Linn County, along with the Iowa Department of Transportation, urges drivers to use extra caution at rural road intersections and railroad crossings now that crops have grown to heights that can reduce visibility and schools have resumed class.
This past spring, the Linn County Secondary Road Department reviewed all of Linn County’s rural 4-way intersections on secondary roads with speed limits of 55 mph. The safety review resulted in placement of stop signs at 19 intersections that previously had been uncontrolled intersections. Now all 4-way intersections on Linn County’s secondary roads with speed limits of 55mph are controlled with stop signs, creating either a 2-way or 4-way stop.

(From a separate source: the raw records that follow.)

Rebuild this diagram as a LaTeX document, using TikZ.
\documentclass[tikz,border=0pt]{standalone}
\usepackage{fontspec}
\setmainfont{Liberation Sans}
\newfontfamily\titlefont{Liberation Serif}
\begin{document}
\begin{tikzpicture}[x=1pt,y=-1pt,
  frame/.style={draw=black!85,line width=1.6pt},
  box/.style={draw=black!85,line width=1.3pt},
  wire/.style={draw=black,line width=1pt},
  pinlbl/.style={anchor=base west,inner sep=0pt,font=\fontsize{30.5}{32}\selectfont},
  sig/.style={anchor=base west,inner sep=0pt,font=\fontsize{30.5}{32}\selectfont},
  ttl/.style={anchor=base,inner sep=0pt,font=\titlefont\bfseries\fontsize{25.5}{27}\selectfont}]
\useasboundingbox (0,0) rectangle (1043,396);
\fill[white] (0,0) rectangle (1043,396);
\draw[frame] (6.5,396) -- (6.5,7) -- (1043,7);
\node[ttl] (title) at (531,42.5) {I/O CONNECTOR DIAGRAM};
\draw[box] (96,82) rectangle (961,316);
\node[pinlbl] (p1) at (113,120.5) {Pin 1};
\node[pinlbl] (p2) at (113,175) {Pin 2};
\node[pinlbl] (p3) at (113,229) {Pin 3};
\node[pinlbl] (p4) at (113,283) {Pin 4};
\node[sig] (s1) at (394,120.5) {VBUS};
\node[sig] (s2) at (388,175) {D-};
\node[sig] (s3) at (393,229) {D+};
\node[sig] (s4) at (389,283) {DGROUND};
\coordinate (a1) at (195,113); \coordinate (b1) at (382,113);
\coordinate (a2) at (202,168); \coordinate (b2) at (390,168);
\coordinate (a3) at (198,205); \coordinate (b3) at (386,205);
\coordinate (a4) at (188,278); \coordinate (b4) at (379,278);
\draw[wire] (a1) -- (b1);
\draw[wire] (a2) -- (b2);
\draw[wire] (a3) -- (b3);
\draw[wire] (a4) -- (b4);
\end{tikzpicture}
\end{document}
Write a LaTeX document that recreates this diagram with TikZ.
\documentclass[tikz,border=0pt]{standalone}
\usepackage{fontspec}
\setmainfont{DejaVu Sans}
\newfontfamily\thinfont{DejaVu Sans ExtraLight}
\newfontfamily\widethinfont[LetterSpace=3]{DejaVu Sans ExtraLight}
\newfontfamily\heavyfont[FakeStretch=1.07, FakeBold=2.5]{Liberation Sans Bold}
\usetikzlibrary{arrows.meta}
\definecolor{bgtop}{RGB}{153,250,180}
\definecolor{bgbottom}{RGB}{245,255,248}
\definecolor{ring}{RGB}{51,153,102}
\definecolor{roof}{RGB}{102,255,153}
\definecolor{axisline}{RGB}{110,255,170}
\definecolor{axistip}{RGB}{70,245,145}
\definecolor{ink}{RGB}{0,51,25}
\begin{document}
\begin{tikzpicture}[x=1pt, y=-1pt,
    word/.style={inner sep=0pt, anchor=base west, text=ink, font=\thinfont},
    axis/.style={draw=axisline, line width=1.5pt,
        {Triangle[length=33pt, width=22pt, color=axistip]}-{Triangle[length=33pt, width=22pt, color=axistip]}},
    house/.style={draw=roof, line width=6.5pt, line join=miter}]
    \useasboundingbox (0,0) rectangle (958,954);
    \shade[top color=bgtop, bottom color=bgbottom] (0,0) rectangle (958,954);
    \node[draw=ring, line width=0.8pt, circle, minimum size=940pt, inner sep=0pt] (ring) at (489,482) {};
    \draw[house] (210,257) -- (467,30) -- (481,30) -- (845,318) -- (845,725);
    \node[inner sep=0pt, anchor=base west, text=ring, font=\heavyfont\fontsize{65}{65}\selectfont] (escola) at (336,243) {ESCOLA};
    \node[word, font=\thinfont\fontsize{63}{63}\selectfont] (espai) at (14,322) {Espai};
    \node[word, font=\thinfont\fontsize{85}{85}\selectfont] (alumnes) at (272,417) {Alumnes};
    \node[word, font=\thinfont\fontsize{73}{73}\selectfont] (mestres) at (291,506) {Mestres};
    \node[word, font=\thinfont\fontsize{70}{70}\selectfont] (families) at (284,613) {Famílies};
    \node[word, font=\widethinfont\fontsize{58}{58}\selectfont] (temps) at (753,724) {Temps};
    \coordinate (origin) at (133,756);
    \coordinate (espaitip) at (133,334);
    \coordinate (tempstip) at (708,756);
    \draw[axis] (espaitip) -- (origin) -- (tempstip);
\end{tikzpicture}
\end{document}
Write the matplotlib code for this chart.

“We made an investment in safety by installing the stop signs, and our rural intersections are now better controlled, but caution is still necessary because of obstructed views due to crops,” said Ben Merta, Linn County secondary road superintendent.
Jan Laaser-Webb, the Iowa DOT’s state safety engineer, said, “Living in Iowa, most drivers know that growing crops block views at intersections. At this time of year, we need to remind ourselves and each other as we head out on the road to be extra careful at intersections and driveways while the crops are tall. Be alert. Put down devices. Look for other vehicles. Stay safe.”
According to the Iowa DOT, as of July 15, there have been five crashes already this year in Iowa at rural intersections due to obstructed views.
Drivers should treat uncontrolled intersections as if a stop is posted. Do not enter an uncontrolled intersection until you are sure no vehicles are coming from the side roads. Do not cross railroad tracks until you are sure that trains are not present.
“We’re working to make Linn County’s rural intersections safer,” said Linn County Supervisor John Harris. “But this is Iowa and this is growing season, so we’re also asking drivers to use caution at intersections, especially this time of year. We still have quite a bit of time before harvest.”